Data block ::
==============================

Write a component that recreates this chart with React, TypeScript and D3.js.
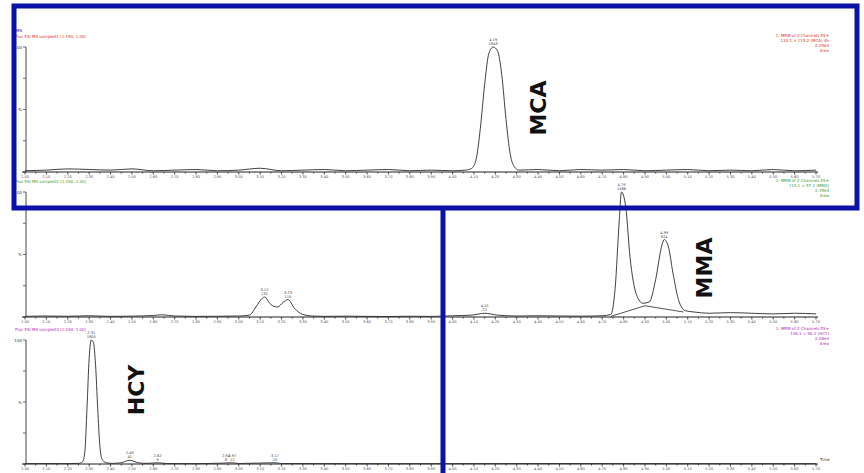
import React from "react";
import * as d3 from "d3";

const width = 864;
const height = 473;

// retention time axis (min)
const timeTicks = [
  2.0, 2.1, 2.2, 2.3, 2.4, 2.5, 2.6, 2.7, 2.8, 2.9,
  3.0, 3.1, 3.2, 3.3, 3.4, 3.5, 3.6, 3.7, 3.8, 3.9,
  4.0, 4.1, 4.2, 4.3, 4.4, 4.5, 4.6, 4.7, 4.8, 4.9,
  5.0, 5.1, 5.2, 5.3, 5.4, 5.5, 5.6, 5.7,
];

// traces: [time, relative %]
const mcaTrace: [number, number][] = [
  [2.0, 1], [2.1, 1.5], [2.2, 2.5], [2.3, 2], [2.4, 1.5], [2.5, 2.5], [2.6, 1],
  [2.7, 1.5], [2.8, 2], [2.9, 1], [3.0, 1.5], [3.1, 3], [3.2, 1], [3.3, 1.5],
  [3.4, 2], [3.5, 1], [3.6, 1.5], [3.7, 2], [3.8, 1], [3.9, 1.5], [4.0, 1],
  [4.06, 1.5], [4.09, 3], [4.11, 10], [4.13, 35], [4.15, 70], [4.17, 95],
  [4.19, 100], [4.21, 97], [4.23, 78], [4.25, 42], [4.27, 14], [4.29, 4],
  [4.31, 1.5], [4.4, 2], [4.5, 1], [4.6, 2], [4.7, 1.5], [4.8, 2], [4.9, 1],
  [5.0, 1.5], [5.1, 2], [5.2, 1], [5.3, 1.5], [5.4, 1], [5.5, 2], [5.6, 1], [5.7, 1.5],
];

const mmaTrace: [number, number][] = [
  [2.0, 0.5], [2.1, 0.8], [2.2, 0.6], [2.3, 1], [2.4, 0.5], [2.5, 0.7], [2.6, 1.2],
  [2.64, 1.8], [2.7, 0.8], [2.8, 0.5], [2.9, 0.6], [3.0, 0.8], [3.05, 1.5],
  [3.08, 8], [3.11, 15], [3.12, 16], [3.15, 10], [3.18, 8], [3.21, 12], [3.23, 14],
  [3.26, 7], [3.3, 2], [3.34, 0.8], [3.4, 0.5], [3.5, 0.7], [3.6, 0.5], [3.7, 0.4],
  [3.8, 0.6], [3.9, 0.5], [4.0, 1], [4.09, 1.5], [4.15, 3], [4.21, 1.5], [4.3, 0.8],
  [4.4, 1], [4.5, 0.8], [4.6, 0.7], [4.7, 1], [4.74, 2], [4.76, 22], [4.78, 78],
  [4.79, 100], [4.81, 88], [4.83, 48], [4.86, 18], [4.89, 11], [4.92, 12],
  [4.95, 30], [4.98, 58], [4.99, 62], [5.01, 56], [5.03, 36], [5.06, 12],
  [5.09, 5], [5.13, 4], [5.2, 3], [5.3, 3.5], [5.4, 3], [5.5, 2.5], [5.6, 3], [5.7, 2.5],
];

// integration baseline under the MMA pair
const mmaBaseline: [number, number][] = [[4.74, 0.5], [4.9, 9], [5.08, 4]];

const hcyTrace: [number, number][] = [
  [2.0, 0.3], [2.1, 0.4], [2.2, 0.3], [2.25, 0.5], [2.27, 2], [2.28, 10],
  [2.29, 45], [2.3, 85], [2.31, 100], [2.32, 98], [2.33, 80], [2.34, 45],
  [2.35, 15], [2.36, 4], [2.38, 1], [2.41, 0.5], [2.45, 1], [2.49, 3], [2.53, 1],
  [2.57, 0.5], [2.62, 1], [2.66, 0.4], [2.8, 0.3], [2.94, 0.8], [2.97, 1],
  [3.0, 0.4], [3.17, 1], [3.2, 0.4], [3.5, 0.3], [4.0, 0.3], [4.5, 0.4],
  [5.0, 0.3], [5.7, 0.3],
];

// peak annotations: [time, %, rt label, area label]
const mcaPeaks: [number, number, string, string][] = [[4.19, 100, "4.19", "2843"]];
const mmaPeaks: [number, number, string, string][] = [
  [3.12, 16, "3.12", "135"], [3.23, 14, "3.23", "110"], [4.15, 3, "4.15", "22"],
  [4.79, 100, "4.79", "1566"], [4.99, 62, "4.99", "924"],
];
const hcyPeaks: [number, number, string, string][] = [
  [2.31, 100, "2.31", "1805"], [2.49, 3, "2.49", "41"], [2.62, 1, "2.62", "9"],
  [2.94, 1, "2.94", "8"], [2.97, 1, "2.97", "12"], [3.17, 1, "3.17", "10"],
];

const mcaHeader = ["Plus ESI MS  sample01 (1.190, 1.00)"];
const mmaHeader = ["Plus ESI MS  sample02 (1.190, 1.00)"];
const hcyHeader = ["Plus ESI MS  sample03 (1.190, 1.00)"];
const mcaInfo = ["1: MRM of 2 Channels ES+", "133.1 > 115.2 (MCA) 4h", "2.25e4", "Area"];
const mmaInfo = ["2: MRM of 2 Channels ES+", "119.1 > 57.1 (MMA)", "2.35e4", "Area"];
const hcyInfo = ["1: MRM of 2 Channels ES+", "136.1 > 90.2 (HCY)", "2.08e4", "Area"];

const x = d3.scaleLinear().domain([2.0, 5.7]).range([25, 816]);

const panels = [
  { trace: mcaTrace, peaks: mcaPeaks, header: mcaHeader, info: mcaInfo, color: "#e0302c",
    top: 47, base: 172, name: "MCA", nameX: 538, nameY: 108, extra: null as null | [number, number][] },
  { trace: mmaTrace, peaks: mmaPeaks, header: mmaHeader, info: mmaInfo, color: "#3d9a32",
    top: 192, base: 317, name: "MMA", nameX: 704, nameY: 268, extra: mmaBaseline },
  { trace: hcyTrace, peaks: hcyPeaks, header: hcyHeader, info: hcyInfo, color: "#b02cb0",
    top: 340, base: 464, name: "HCY", nameX: 136, nameY: 390, extra: null },
];

const font = "DejaVu Sans, sans-serif";
const blue = "#0a12a8";

function Panel({ p }: { p: (typeof panels)[number] }) {
  const y = d3.scaleLinear().domain([0, 100]).range([p.base, p.top]);
  const line = d3.line<[number, number]>().x(d => x(d[0])).y(d => y(d[1])).curve(d3.curveMonotoneX);
  const minor = d3.range(0, timeTicks.length * 2 - 1).map(i => 2.0 + i * 0.05);
  return (
    <g>
      {/* headers */}
      {p.header.map((t, i) => (
        <text key={"h" + i} x={15} y={p.top - 9 + i * 5} fontSize={4} fill={p.color} fontFamily={font}>{t}</text>
      ))}
      {p.info.map((t, i) => (
        <text key={"i" + i} x={829} y={p.top - 10 + i * 5} fontSize={4} fill={p.color} textAnchor="end" fontFamily={font}>{t}</text>
      ))}
      {/* y axis */}
      <line x1={26} x2={26} y1={p.top} y2={p.base} stroke="#333" strokeWidth={0.9} />
      {[0, 25, 50, 75, 100].map(v => (
        <line key={v} x1={23} x2={26} y1={y(v)} y2={y(v)} stroke="#333" strokeWidth={0.7} />
      ))}
      <text x={22} y={p.top + 1.5} fontSize={4} textAnchor="end" fill="#333" fontFamily={font}>100</text>
      <text x={22} y={y(50) + 1.5} fontSize={4} textAnchor="end" fill="#333" fontFamily={font}>%</text>
      {/* x axis */}
      <line x1={22} x2={818} y1={p.base} y2={p.base} stroke="#222" strokeWidth={1.2} />
      {minor.map((t, i) => (
        <line key={"m" + i} x1={x(t)} x2={x(t)} y1={p.base} y2={p.base + (i % 2 === 0 ? 2.5 : 1.5)} stroke="#222" strokeWidth={0.8} />
      ))}
      {timeTicks.map(t => (
        <text key={t} x={x(t)} y={p.base + 6} fontSize={3.6} textAnchor="middle" fill="#555" fontFamily={font}>{t.toFixed(2)}</text>
      ))}
      {/* trace */}
      <path d={line(p.trace) ?? ""} fill="none" stroke="#2a2a2a" strokeWidth={0.9} />
      {p.extra && <path d={d3.line<[number, number]>().x(d => x(d[0])).y(d => y(d[1]))(p.extra) ?? ""} fill="none" stroke="#2a2a2a" strokeWidth={0.8} />}
      {p.peaks.map(([t, v, a, b]) => (
        <g key={a}>
          <text x={x(t)} y={y(v) - 6} fontSize={3.6} textAnchor="middle" fill="#444" fontFamily={font}>{a}</text>
          <text x={x(t)} y={y(v) - 2} fontSize={3.6} textAnchor="middle" fill="#444" fontFamily={font}>{b}</text>
        </g>
      ))}
      <text
        transform={`translate(${p.nameX},${p.nameY}) rotate(-90)`}
        textAnchor="middle" dominantBaseline="central"
        fontSize={22} fontWeight="bold" fontFamily={font} fill="#111"
      >{p.name}</text>
    </g>
  );
}

export default function App() {
  return (
    <svg width={width} height={height} style={{ position: "absolute", left: 0, top: 0, background: "#fff" }}>
      <rect width={width} height={height} fill="#fff" />
      <text x={16} y={32} fontSize={4} fill={blue} fontFamily={font}>MS</text>
      {panels.map(p => <Panel key={p.name} p={p} />)}
      <text x={820} y={461} fontSize={4} fill="#333" fontFamily={font}>Time</text>
      {/* highlight box and divider */}
      <rect x={14} y={6} width={843} height={202} fill="none" stroke={blue} strokeWidth={5} />
      <line x1={443} x2={443} y1={208} y2={473} stroke={blue} strokeWidth={5} />
    </svg>
  );
}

==============================

To be done ::
Leave the pictures out and please restate exactly the lines running from the start of the material through the one with "const height = 473;".

Task result ::
Write a component that recreates this chart with React, TypeScript and D3.js.
import React from "react";
import * as d3 from "d3";

const width = 864;
const height = 473;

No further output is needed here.